Reproduce nothing but the lines from the start of the material through the line that includes "var points = dates.map(function", both ends included, and omit every picture.

* Start STORED RECORDS *

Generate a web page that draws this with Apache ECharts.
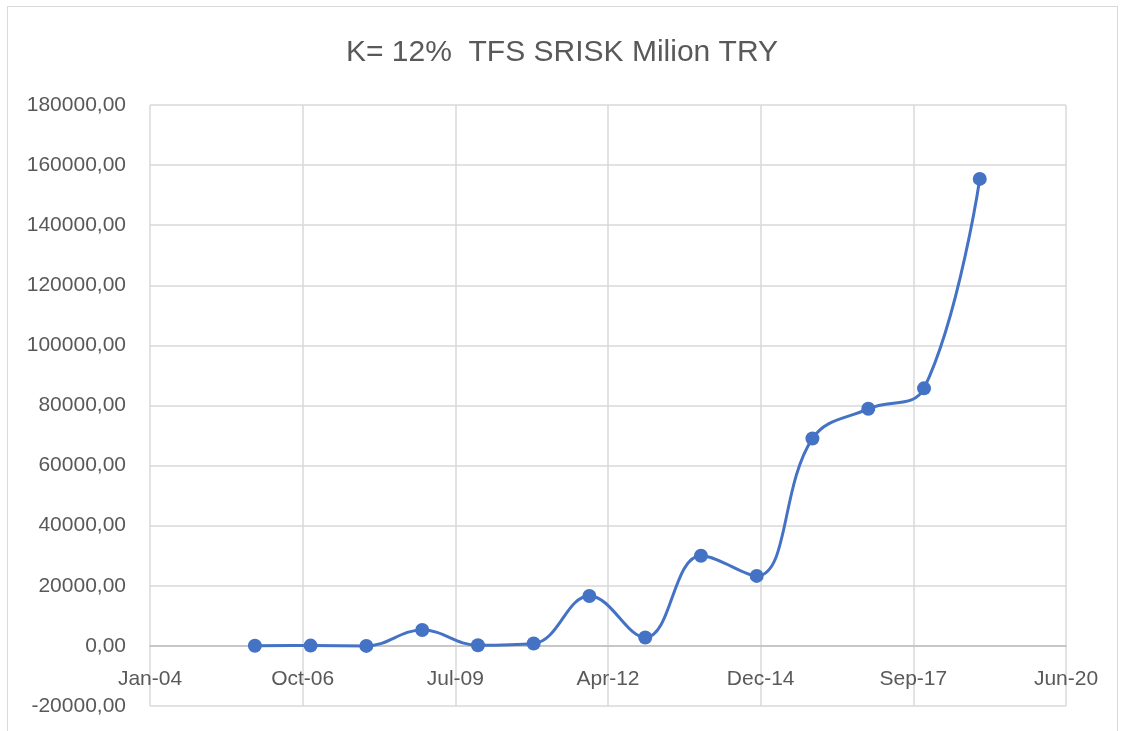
<!DOCTYPE html>
<html>
<head>
<meta charset="utf-8">
<title>K= 12% TFS SRISK Milion TRY</title>
<script src="https://cdn.jsdelivr.net/npm/echarts@6/dist/echarts.min.js"></script>
<style>
  html, body { margin: 0; padding: 0; background: #fff; }
  #chart { width: 1124px; height: 731px; }
  #frame {
    position: absolute; left: 7px; top: 6px; width: 1109px; height: 760px;
    border: 1.5px solid #d9d9d9; pointer-events: none;
  }
</style>
</head>
<body>
<div id="chart"></div>
<div id="frame"></div>
<script>
// year-end observation dates and SRISK values (million TRY)
var dates = ["2005-12-01", "2006-12-01", "2007-12-01", "2008-12-01", "2009-12-01",
  "2010-12-01", "2011-12-01", "2012-12-01", "2013-12-01", "2014-12-01",
  "2015-12-01", "2016-12-01", "2017-12-01", "2018-12-01"];
var srisk = [50, 100, 0, 5300, 200, 800, 16600, 2800, 30000, 23300,
  69000, 78900, 85700, 155400];

var months = ["Jan", "Feb", "Mar", "Apr", "May", "Jun", "Jul", "Aug", "Sep", "Oct", "Nov", "Dec"];
var excelEpoch = Date.UTC(1899, 11, 30);

// excel-style date serial numbers, so the axis ticks land like the original
function toSerial(s) {
  var p = s.split("-");
  return Math.round((Date.UTC(+p[0], +p[1] - 1, +p[2]) - excelEpoch) / 86400000);
}
function serialLabel(v) {
  var d = new Date(excelEpoch + v * 86400000);
  var yy = String(d.getUTCFullYear() % 100);
  if (yy.length < 2) yy = "0" + yy;
  return months[d.getUTCMonth()] + "-" + yy;
}

var points = dates.map(function (d, i) { return [toSerial(d), srisk[i]]; });

var yMin = -20000, yMax = 180000;
var gridTop = 105, gridBottom = 25, chartH = 731;
// the date axis sits on the zero line, as in the original
var zeroOffset = (0 - yMin) / (yMax - yMin) * (chartH - gridTop - gridBottom);

var chart = echarts.init(document.getElementById("chart"));
var textColor = "#595959";
var font = "Liberation Sans";

chart.setOption({
  animation: false,
  title: {
    text: "K= 12%  TFS SRISK Milion TRY",
    left: "center",
    top: 33,
    textStyle: { fontFamily: font, fontSize: 30, fontWeight: "normal", color: textColor }
  },
  grid: { left: 150, right: 58, top: gridTop, bottom: gridBottom, containLabel: false, outerBoundsMode: "none" },
  xAxis: {
    type: "value",
    min: 38000,
    max: 44000,
    interval: 1000,
    offset: -zeroOffset,
    axisLine: { onZero: false, lineStyle: { color: "#bfbfbf", width: 1.5 } },
    axisTick: { show: false },
    axisLabel: {
      color: textColor, fontFamily: font, fontSize: 21, margin: 23,
      formatter: serialLabel
    },
    splitLine: { show: true, lineStyle: { color: "#d9d9d9", width: 1.5 } }
  },
  yAxis: {
    type: "value",
    min: yMin,
    max: yMax,
    interval: 20000,
    axisLine: { show: false },
    axisTick: { show: false },
    axisLabel: {
      color: textColor, fontFamily: font, fontSize: 21, margin: 24,
      formatter: function (v) { return v.toFixed(2).replace(".", ","); }
    },
    splitLine: { show: true, lineStyle: { color: "#d9d9d9", width: 1.5 } }
  },
  series: [
    {
      type: "line",
      data: points,
      smooth: 0.4,
      symbol: "circle",
      symbolSize: 14,
      lineStyle: { color: "#4472c4", width: 3 },
      itemStyle: { color: "#4472c4" }
    }
  ]
});
</script>
</body>
</html>
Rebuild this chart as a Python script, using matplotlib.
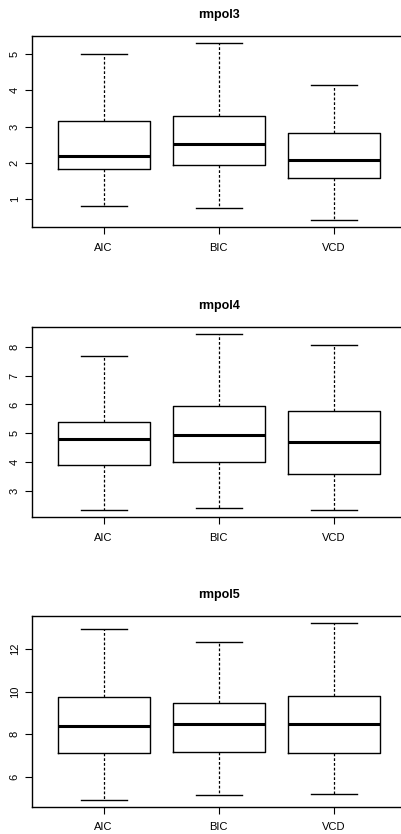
import numpy as np
from matplotlib import pyplot as plt

plt.rcParams["font.family"] = ["Liberation Sans", "DejaVu Sans"]

# box statistics: lower whisker, Q1, median, Q3, upper whisker
methods = ["AIC", "BIC", "VCD"]
titles = ["rmpol3", "rmpol4", "rmpol5"]

rmpol3 = [[0.82, 1.84, 2.20, 3.15, 5.00],
          [0.77, 1.94, 2.51, 3.28, 5.30],
          [0.42, 1.58, 2.08, 2.82, 4.15]]
rmpol4 = [[2.33, 3.90, 4.79, 5.39, 7.68],
          [2.42, 4.02, 4.94, 5.94, 8.45],
          [2.33, 3.57, 4.70, 5.77, 8.06]]
rmpol5 = [[4.90, 7.09, 8.36, 9.72, 12.94],
          [5.14, 7.17, 8.46, 9.48, 12.31],
          [5.20, 7.12, 8.49, 9.78, 13.22]]
yticks = [[1, 2, 3, 4, 5], [3, 4, 5, 6, 7, 8], [6, 8, 10, 12]]

W, H = 402, 834
fig = plt.figure(figsize=(W / 100, H / 100), dpi=100)

# axes boxes in pixels: (top, bottom); the right edge falls just off the page
panels = [(36, 227.3), (326.7, 517.3), (616, 807)]
left_px, right_px = 32.3, 405

for (top, bot), title, data, ticks in zip(panels, titles,
                                         [rmpol3, rmpol4, rmpol5], yticks):
    ax = fig.add_axes([left_px / W, 1 - bot / H,
                       (right_px - left_px) / W, (bot - top) / H])
    stats = []
    for name, (lo, q1, med, q3, hi) in zip(methods, data):
        stats.append(dict(label=name, whislo=lo, q1=q1, med=med,
                          q3=q3, whishi=hi, fliers=[]))
    ax.bxp(stats, positions=[1, 2, 3], widths=0.8, showfliers=False,
           boxprops=dict(color="black", lw=1.0),
           medianprops=dict(color="black", lw=2.2, solid_capstyle="butt"),
           whiskerprops=dict(color="black", lw=0.9, linestyle=(0, (2.2, 1.6))),
           capprops=dict(color="black", lw=1.0), capwidths=0.4)

    lo = min(d[0] for d in data)
    hi = max(d[4] for d in data)
    r = hi - lo
    ax.set_ylim(lo - 0.04 * r, hi + 0.04 * r)
    ax.set_xlim(0.38, 3.62)
    ax.set_yticks(ticks)
    ax.set_yticklabels([str(t) for t in ticks], rotation=90, va="center")
    ax.set_xticks([1, 2, 3])
    ax.set_xticklabels(methods)
    ax.tick_params(axis="both", length=5, width=0.8, labelsize=8)
    ax.tick_params(axis="x", pad=6)
    ax.tick_params(axis="y", pad=4)
    for s in ax.spines.values():
        s.set_linewidth(1.0)
    ax.spines["right"].set_visible(False)
    ax.set_title(title, fontsize=9, fontweight="bold", pad=13)

plt.savefig("out.png", dpi=100)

* End STORED RECORDS *

> **FULL SOLUTION**:
Generate a web page that draws this with Apache ECharts.
<!DOCTYPE html>
<html>
<head>
<meta charset="utf-8">
<title>K= 12% TFS SRISK Milion TRY</title>
<script src="https://cdn.jsdelivr.net/npm/echarts@6/dist/echarts.min.js"></script>
<style>
  html, body { margin: 0; padding: 0; background: #fff; }
  #chart { width: 1124px; height: 731px; }
  #frame {
    position: absolute; left: 7px; top: 6px; width: 1109px; height: 760px;
    border: 1.5px solid #d9d9d9; pointer-events: none;
  }
</style>
</head>
<body>
<div id="chart"></div>
<div id="frame"></div>
<script>
// year-end observation dates and SRISK values (million TRY)
var dates = ["2005-12-01", "2006-12-01", "2007-12-01", "2008-12-01", "2009-12-01",
  "2010-12-01", "2011-12-01", "2012-12-01", "2013-12-01", "2014-12-01",
  "2015-12-01", "2016-12-01", "2017-12-01", "2018-12-01"];
var srisk = [50, 100, 0, 5300, 200, 800, 16600, 2800, 30000, 23300,
  69000, 78900, 85700, 155400];

var months = ["Jan", "Feb", "Mar", "Apr", "May", "Jun", "Jul", "Aug", "Sep", "Oct", "Nov", "Dec"];
var excelEpoch = Date.UTC(1899, 11, 30);

// excel-style date serial numbers, so the axis ticks land like the original
function toSerial(s) {
  var p = s.split("-");
  return Math.round((Date.UTC(+p[0], +p[1] - 1, +p[2]) - excelEpoch) / 86400000);
}
function serialLabel(v) {
  var d = new Date(excelEpoch + v * 86400000);
  var yy = String(d.getUTCFullYear() % 100);
  if (yy.length < 2) yy = "0" + yy;
  return months[d.getUTCMonth()] + "-" + yy;
}

var points = dates.map(function (d, i) { return [toSerial(d), srisk[i]]; });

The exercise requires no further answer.